:: Work instructions ::
Scan the records and identify every line in which the string "this" occurs, then return those lines.

:: Data lines ::
____________
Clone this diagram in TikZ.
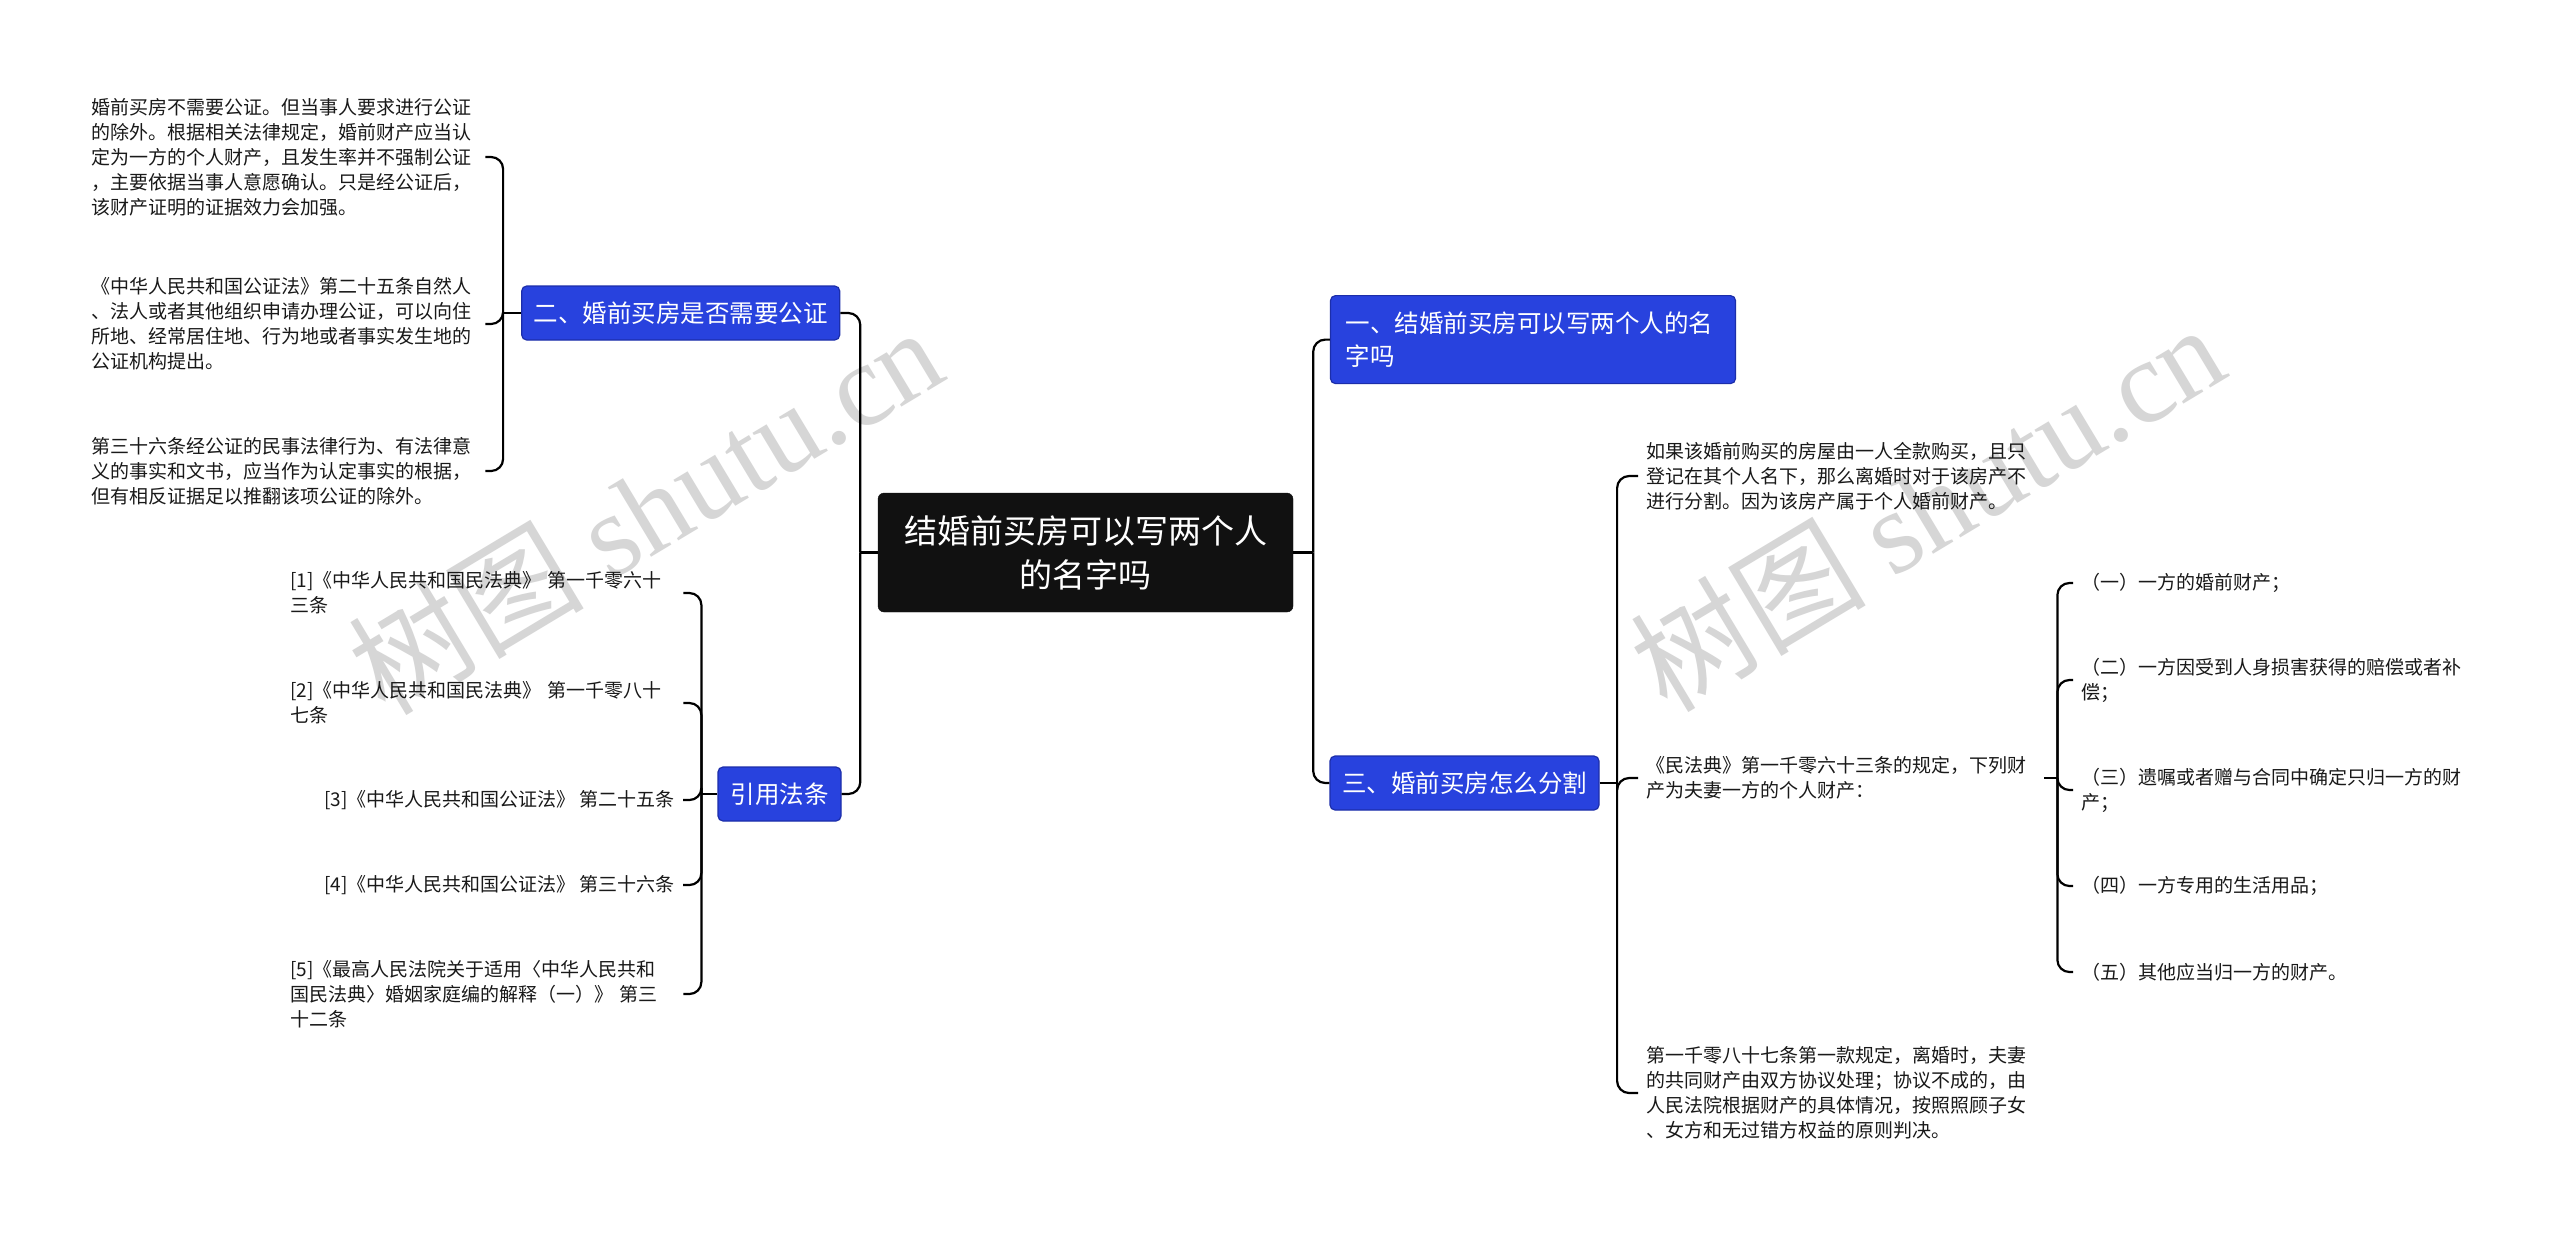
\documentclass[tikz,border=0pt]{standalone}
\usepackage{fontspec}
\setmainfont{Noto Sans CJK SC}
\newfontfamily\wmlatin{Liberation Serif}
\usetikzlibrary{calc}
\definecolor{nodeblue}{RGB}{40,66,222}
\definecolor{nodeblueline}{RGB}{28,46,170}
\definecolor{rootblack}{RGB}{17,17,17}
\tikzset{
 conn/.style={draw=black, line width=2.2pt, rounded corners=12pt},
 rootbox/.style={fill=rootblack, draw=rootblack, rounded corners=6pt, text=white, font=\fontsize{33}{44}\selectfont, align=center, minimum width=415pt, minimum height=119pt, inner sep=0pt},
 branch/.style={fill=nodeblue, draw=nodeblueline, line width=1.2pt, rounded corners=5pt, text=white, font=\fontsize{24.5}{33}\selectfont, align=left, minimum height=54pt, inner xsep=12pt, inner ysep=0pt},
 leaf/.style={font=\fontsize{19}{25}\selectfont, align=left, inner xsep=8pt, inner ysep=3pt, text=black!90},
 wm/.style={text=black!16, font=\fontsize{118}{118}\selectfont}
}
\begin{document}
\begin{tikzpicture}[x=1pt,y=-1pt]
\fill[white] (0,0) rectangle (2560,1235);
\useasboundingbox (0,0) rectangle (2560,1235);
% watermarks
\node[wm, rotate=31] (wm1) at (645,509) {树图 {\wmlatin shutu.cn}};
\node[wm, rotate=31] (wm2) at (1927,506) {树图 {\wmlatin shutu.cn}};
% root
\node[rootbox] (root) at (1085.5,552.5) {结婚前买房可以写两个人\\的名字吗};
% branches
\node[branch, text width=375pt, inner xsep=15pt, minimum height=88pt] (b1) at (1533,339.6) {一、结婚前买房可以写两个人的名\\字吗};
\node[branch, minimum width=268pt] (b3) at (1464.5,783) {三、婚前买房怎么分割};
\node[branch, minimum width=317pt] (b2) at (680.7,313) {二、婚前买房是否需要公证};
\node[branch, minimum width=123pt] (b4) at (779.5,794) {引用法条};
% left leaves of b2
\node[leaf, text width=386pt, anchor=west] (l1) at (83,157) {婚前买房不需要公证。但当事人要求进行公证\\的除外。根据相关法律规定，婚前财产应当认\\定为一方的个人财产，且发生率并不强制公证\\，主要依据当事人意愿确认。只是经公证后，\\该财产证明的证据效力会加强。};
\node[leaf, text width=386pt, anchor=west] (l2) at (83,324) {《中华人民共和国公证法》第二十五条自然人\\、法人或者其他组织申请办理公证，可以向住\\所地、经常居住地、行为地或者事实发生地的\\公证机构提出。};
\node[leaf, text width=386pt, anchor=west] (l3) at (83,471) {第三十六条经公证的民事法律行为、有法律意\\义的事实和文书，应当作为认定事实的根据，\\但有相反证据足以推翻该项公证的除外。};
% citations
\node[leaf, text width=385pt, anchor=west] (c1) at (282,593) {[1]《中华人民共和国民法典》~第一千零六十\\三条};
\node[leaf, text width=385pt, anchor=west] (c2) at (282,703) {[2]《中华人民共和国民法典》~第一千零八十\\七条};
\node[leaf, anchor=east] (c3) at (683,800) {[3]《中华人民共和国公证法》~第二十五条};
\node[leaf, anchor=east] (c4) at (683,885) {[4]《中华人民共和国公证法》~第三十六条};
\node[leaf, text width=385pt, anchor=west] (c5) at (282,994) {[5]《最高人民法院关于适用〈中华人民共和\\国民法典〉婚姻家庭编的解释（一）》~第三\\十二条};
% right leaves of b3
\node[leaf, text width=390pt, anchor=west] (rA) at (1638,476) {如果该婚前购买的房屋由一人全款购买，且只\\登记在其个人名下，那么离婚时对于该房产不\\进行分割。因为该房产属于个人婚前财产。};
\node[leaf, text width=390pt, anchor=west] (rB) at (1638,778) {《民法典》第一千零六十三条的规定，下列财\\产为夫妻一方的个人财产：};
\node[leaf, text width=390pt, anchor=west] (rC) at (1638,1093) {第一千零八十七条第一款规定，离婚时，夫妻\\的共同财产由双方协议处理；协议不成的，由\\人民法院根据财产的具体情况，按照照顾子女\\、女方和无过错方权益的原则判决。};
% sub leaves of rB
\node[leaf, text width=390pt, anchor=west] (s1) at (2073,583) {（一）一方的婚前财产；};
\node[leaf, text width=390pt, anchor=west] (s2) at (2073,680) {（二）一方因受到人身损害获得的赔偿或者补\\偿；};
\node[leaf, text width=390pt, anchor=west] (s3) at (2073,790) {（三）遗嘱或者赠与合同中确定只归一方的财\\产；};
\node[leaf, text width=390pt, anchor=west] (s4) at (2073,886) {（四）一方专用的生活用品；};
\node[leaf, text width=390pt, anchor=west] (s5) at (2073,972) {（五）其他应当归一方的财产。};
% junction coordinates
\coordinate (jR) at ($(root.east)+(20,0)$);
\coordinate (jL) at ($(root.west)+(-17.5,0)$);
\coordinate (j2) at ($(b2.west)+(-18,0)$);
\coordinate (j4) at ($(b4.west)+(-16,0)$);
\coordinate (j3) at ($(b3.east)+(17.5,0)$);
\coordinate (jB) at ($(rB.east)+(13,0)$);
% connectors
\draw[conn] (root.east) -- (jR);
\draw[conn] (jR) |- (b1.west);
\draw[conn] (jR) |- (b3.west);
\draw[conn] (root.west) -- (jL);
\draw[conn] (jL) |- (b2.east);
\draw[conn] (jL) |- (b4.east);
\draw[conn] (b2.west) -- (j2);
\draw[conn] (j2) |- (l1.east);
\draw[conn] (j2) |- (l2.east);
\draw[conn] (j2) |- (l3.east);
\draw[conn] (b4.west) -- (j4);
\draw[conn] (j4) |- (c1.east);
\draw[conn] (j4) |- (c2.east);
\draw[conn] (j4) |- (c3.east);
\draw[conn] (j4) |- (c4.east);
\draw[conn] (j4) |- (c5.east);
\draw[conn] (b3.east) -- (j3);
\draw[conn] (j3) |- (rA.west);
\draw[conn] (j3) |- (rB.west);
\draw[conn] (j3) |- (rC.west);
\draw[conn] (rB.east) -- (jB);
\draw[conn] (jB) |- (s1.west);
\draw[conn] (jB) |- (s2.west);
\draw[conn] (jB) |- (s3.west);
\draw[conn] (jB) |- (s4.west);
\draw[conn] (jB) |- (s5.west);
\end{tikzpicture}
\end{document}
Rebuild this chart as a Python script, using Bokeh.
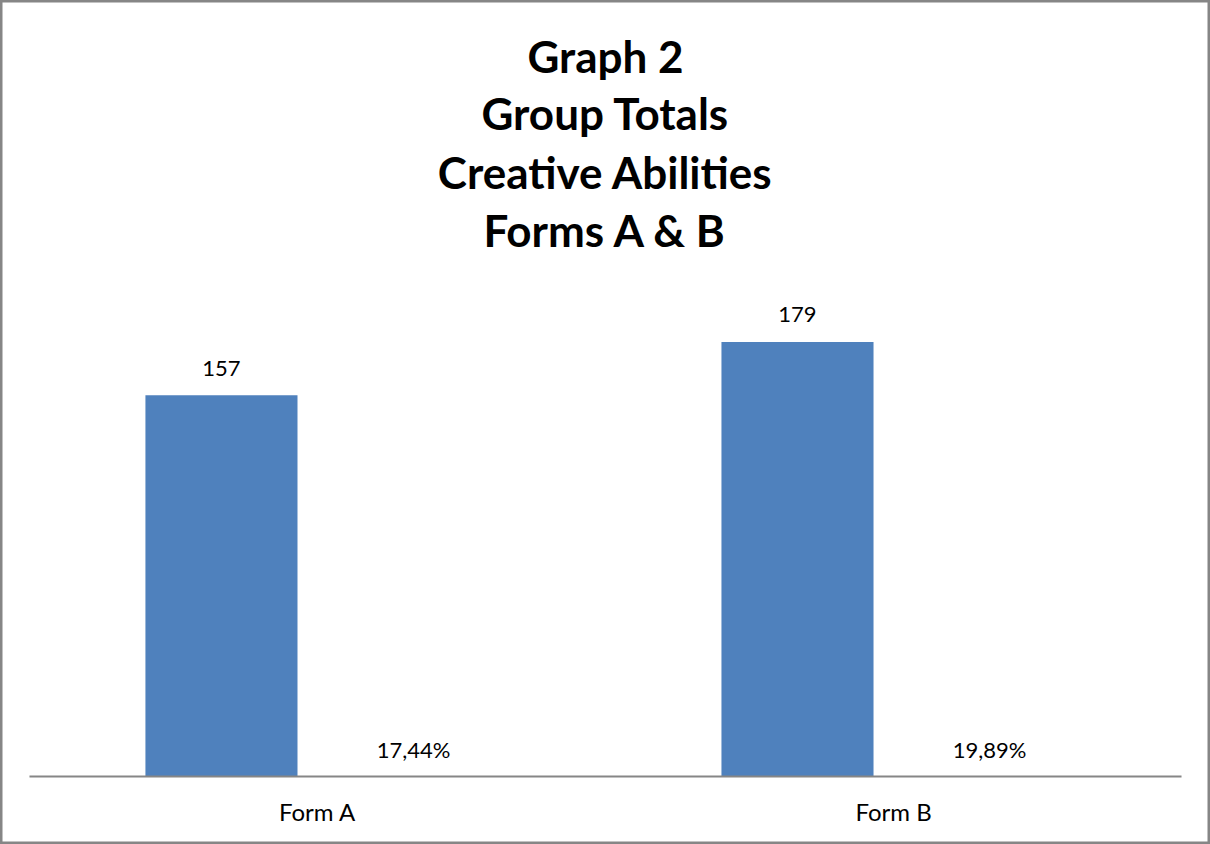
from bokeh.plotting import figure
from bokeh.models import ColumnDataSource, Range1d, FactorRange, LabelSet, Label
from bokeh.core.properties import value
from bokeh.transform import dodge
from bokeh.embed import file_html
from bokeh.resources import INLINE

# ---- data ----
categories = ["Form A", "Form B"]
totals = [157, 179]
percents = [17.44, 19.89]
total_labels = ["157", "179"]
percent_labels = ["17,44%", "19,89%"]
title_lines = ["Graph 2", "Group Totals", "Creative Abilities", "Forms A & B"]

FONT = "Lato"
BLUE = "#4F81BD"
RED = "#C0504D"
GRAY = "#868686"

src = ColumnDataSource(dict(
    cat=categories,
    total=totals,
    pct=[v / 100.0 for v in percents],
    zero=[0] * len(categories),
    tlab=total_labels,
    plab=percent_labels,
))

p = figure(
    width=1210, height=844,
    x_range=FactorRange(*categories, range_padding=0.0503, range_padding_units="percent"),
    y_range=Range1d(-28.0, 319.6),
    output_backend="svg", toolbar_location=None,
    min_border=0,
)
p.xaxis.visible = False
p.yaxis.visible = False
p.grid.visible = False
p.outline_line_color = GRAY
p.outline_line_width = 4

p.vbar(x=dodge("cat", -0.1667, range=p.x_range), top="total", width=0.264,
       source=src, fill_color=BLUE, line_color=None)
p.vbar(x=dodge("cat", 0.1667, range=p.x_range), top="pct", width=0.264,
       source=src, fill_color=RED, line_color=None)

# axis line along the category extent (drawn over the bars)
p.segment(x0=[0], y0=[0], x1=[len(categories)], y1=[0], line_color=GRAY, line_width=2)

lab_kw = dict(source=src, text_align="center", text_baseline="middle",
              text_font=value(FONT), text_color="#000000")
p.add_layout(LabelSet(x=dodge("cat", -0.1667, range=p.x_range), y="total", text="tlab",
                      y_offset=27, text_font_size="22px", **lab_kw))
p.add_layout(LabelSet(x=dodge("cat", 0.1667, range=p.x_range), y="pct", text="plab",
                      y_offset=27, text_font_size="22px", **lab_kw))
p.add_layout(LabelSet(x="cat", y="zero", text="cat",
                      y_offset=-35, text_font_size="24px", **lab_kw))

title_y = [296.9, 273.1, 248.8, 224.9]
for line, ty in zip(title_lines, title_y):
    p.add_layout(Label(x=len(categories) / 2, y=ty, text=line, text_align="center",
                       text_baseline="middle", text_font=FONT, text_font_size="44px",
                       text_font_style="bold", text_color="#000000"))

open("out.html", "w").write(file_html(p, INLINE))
____________
:: Task output ::
Clone this diagram in TikZ.
Rebuild this chart as a Python script, using Bokeh.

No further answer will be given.